[photopress:choseaphone.jpg,full,alignright]3G is going to happen in China sooner rather than later. And, probably propelled by the 2008 Olympics for which it will definitely be available, it might be a major success. Best bet is that the start date will be in April or May next year. Lu Qijun, vice director of the SASAC’s New Industry Research Department, said, ‘Although it is still possible for 3G licenses to arrive before the Chinese New Year, February 18, April or May will be a more appropriate time for the release.’
At the recent ITU (International Telecom Union) Telecom World 2006 in Hong Kong, everyone walked around making confident remarks as to how this would positively influence their particular business. Perhaps.
Yi Minyu, director of telecom consulting section under the China Center for Information Industry Development, made the somewhat depressing remarks that although 3G network has obvious advantages compared with traditional 2G networks of GSM and CDMA, not all the companies in the 3G industrial chain would gain lucrative profits. Sadly, what he says is right. 3G is complex and not everyone is going to make a new fortune.

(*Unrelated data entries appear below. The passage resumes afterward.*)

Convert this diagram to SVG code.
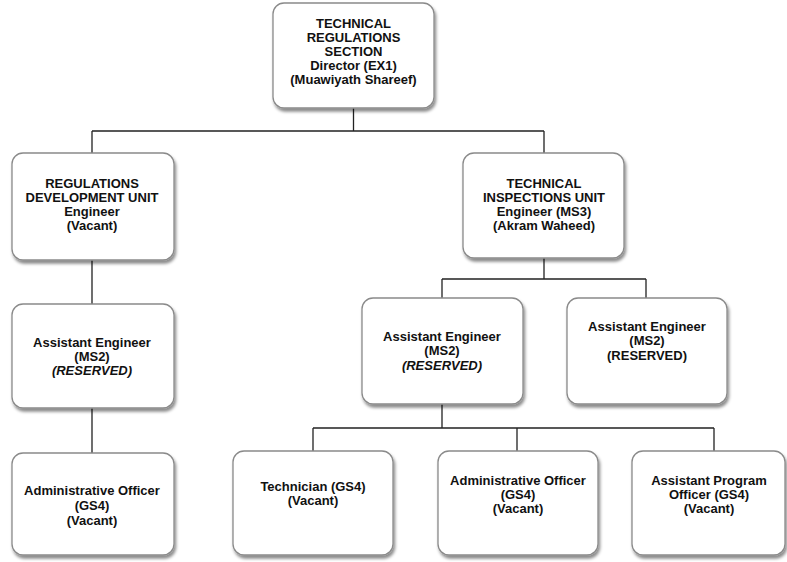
<svg xmlns="http://www.w3.org/2000/svg" width="787" height="562" viewBox="0 0 787 562">
<defs>
<filter id="sh" x="-10%" y="-10%" width="125%" height="130%">
<feDropShadow dx="1.5" dy="3" stdDeviation="1.6" flood-color="#000" flood-opacity="0.45"/>
</filter>
<style>
.box{fill:#fff;stroke:#8a8a8a;stroke-width:1.3;filter:url(#sh)}
.t{font-family:"Liberation Sans",Arial,sans-serif;font-weight:bold;font-size:13px;fill:#111;text-anchor:middle}
.i{font-style:italic}
.c{fill:none;stroke:#222;stroke-width:1.3}
</style>
</defs>
<rect width="787" height="562" fill="#fff"/>
<g id="connectors">
<path class="c" d="M353.5 108V131M92 131H544M92 131V153M544 131V153"/>
<path class="c" d="M92 260V304M92 408V453"/>
<path class="c" d="M544 258V279M442 279H646M442 279V298M646 279V298"/>
<path class="c" d="M442 404V428M313 428H714M313 428V451M517 428V451M714 428V451"/>
</g>
<g id="n-section">
<rect class="box" x="273" y="3" width="161" height="105" rx="11"/>
<text class="t" x="353.5" y="28">TECHNICAL</text>
<text class="t" x="353.5" y="42">REGULATIONS</text>
<text class="t" x="353.5" y="56">SECTION</text>
<text class="t" x="353.5" y="70">Director (EX1)</text>
<text class="t" x="353.5" y="84">(Muawiyath Shareef)</text>
</g>
<g id="n-regdev">
<rect class="box" x="12" y="153" width="162" height="107" rx="11"/>
<text class="t" x="92" y="188">REGULATIONS</text>
<text class="t" x="92" y="202">DEVELOPMENT UNIT</text>
<text class="t" x="92" y="216">Engineer</text>
<text class="t" x="92" y="230">(Vacant)</text>
</g>
<g id="n-techinsp">
<rect class="box" x="463" y="153" width="161" height="105" rx="11"/>
<text class="t" x="544" y="188">TECHNICAL</text>
<text class="t" x="544" y="202">INSPECTIONS UNIT</text>
<text class="t" x="544" y="216">Engineer (MS3)</text>
<text class="t" x="544" y="230">(Akram Waheed)</text>
</g>
<g id="n-ae-left">
<rect class="box" x="12" y="304" width="162" height="104" rx="11"/>
<text class="t" x="92" y="347">Assistant Engineer</text>
<text class="t" x="92" y="361">(MS2)</text>
<text class="t i" x="92" y="375">(RESERVED)</text>
</g>
<g id="n-ae-mid">
<rect class="box" x="362" y="298" width="161" height="106" rx="11"/>
<text class="t" x="442" y="341">Assistant Engineer</text>
<text class="t" x="442" y="355">(MS2)</text>
<text class="t i" x="442" y="370">(RESERVED)</text>
</g>
<g id="n-ae-right">
<rect class="box" x="567" y="298" width="160" height="106" rx="11"/>
<text class="t" x="647" y="331">Assistant Engineer</text>
<text class="t" x="647" y="345">(MS2)</text>
<text class="t" x="647" y="360">(RESERVED)</text>
</g>
<g id="n-admin-left">
<rect class="box" x="12" y="453" width="162" height="102" rx="11"/>
<text class="t" x="92" y="495">Administrative Officer</text>
<text class="t" x="92" y="510">(GS4)</text>
<text class="t" x="92" y="525">(Vacant)</text>
</g>
<g id="n-tech">
<rect class="box" x="233" y="451" width="160" height="104" rx="11"/>
<text class="t" x="313" y="491">Technician (GS4)</text>
<text class="t" x="313" y="505">(Vacant)</text>
</g>
<g id="n-admin-mid">
<rect class="box" x="438" y="451" width="160" height="104" rx="11"/>
<text class="t" x="518" y="485">Administrative Officer</text>
<text class="t" x="518" y="499">(GS4)</text>
<text class="t" x="518" y="513">(Vacant)</text>
</g>
<g id="n-apo">
<rect class="box" x="632" y="451" width="153" height="104" rx="11"/>
<text class="t" x="709" y="485">Assistant Program</text>
<text class="t" x="709" y="499">Officer (GS4)</text>
<text class="t" x="709" y="513">(Vacant)</text>
</g>
</svg>
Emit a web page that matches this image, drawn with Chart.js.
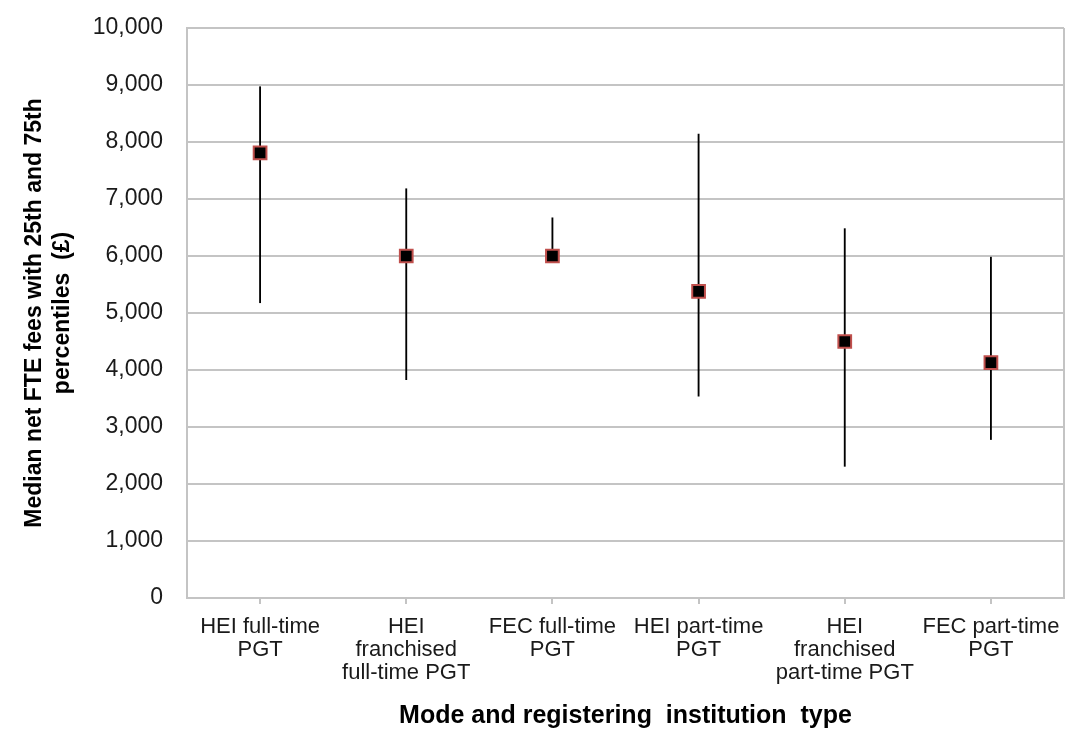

Yi Minyu said, ‘The first direct beneficiaries of 3G are mobile equipment and system providers.’ True. Provided you are the maker of the right mobile equipment and you are a chosen system provider.
Yi Minyu estimated that the total investment of the first phase of 3G network construction in China will be more than RMB100 billion (US$12.78 billion) which is revenue for equipment and system providers. The sellers, not the buyers.
Wisely, for the last few years telecom operators in China have not been buying big on network expansion projects as they waited to see which way the 3G horse jumped.
Yi Minyu said, ‘They have been lobbying hard for 3G and kept saying that China has lagged behind in mobile communications.’
In fact, this has happened in many other countries as well. It is only in the last few months that there have been signs that 3G will make a serious profit, that it will be accepted by the public, that it will become mainstream.
Each network faces different problems, different potentials. Two examples:
China Unicom operates a CDMA network so it can, with relative simplicity, upgrade the present network to CDMA2000, which is an international 3G standard and honors China’s commitments to the World Trade Organization. This is the one much desired by the United States.
China Mobile may adopt the home-grown TD-SCDMA and this requires a serious investment and all reports say that it does not work as fluently and as easily as it might. If the government had come down and said TD-SCDMA or nothing the situation would be quite clear. But the government has most certainly not said that because that would be against its World Trade Organization commitments.
Lu Qijun, a senior researcher with the State-owned Asset Supervision and Administration Commission, said, ‘I have tried TD-SCDMA data service this month. It is already pretty good but certainly not as mature as WCDMA or CDMA 2000. In my opinion, the government should have provided stronger support to TD-SCDMA.’
China Mobile has built a large number of ‘trial’ WCDMA base stations and China Unicom has also started trial CDMA 2000 services.
Lu Qijun said, ‘Once China Mobile and China Unicom receive such licenses (WCDMA and CDMA 2000), their networks will be able to cover the whole country within half a year. China Mobile is the best operator to run TD-SCDMA, and if it does not, TD-SCDMA will be in a dangerous situation.’
Thus the 3G picture is a little clearer if not yet transparent. Where you have to take exception with most analysts is their view that voices business will remain the major source of revenue for network operators in the age of 3G ‘which has been proved by experiences of other nations’. No it hasn’t. It has not been proved.
All that one can say is that a compelling event — the Ashes in Australia, Olympics 2008 in China — brings in an immense number of 3G visual users. And once there, if the price is right, they seem to stay as 3G customers.
There are, as yet, no clear cut answers. Analysts are guessing from a relatively small base of experience. A guess would be that about half of current phone users will switch to 3G in the first year where it is available. But that is purely a guess based on Australian experience.